Authors:
Itzhak Moshkovitz
1
;
Irit Nowik
2
and
Yair Shaki
2
Affiliations:
1
Department of Applied Mathematics, Ariel University, Ariel, Israel
;
2
Department of Industrial Engineering and Management, Jerusalem College of Technology, Jerusalem, Israel
Keyword(s):
Queuing, Travel Costs, Observable Queue, Social Welfare, Nash Equilibrium.
Abstract:
This work presents a variation of Naor’s strategic observable model (Naor, 1969) for a loss system M/G/2/2, with a heterogeneous service valuations induced by the location of customers in relation to two servers, A, located at the origin, and B, located at M. Customers incur a “travel cost” which depends linearly on the distance of the customer from the server.
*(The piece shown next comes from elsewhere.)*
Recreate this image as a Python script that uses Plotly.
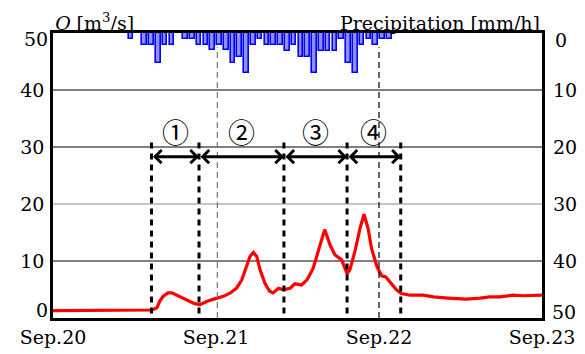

Arrival of customers is assumed to be Poisson with a rate that is the integral of a nonnegative intensity function. We find the Nash equilibrium threshold strategy of the customers, and formulate the conditions that determine the optimal social welfare strategy. For the symmetric case (i.e., both servers have the same parameters and the intensity function is symmetric), we find the socially optimal strategies; Interestingly, we find that when only one server is idle, then under social optimality, the server also serves far away consumers, consumers whom he would not serve if he was a single server (i.e., in M/M/1/1).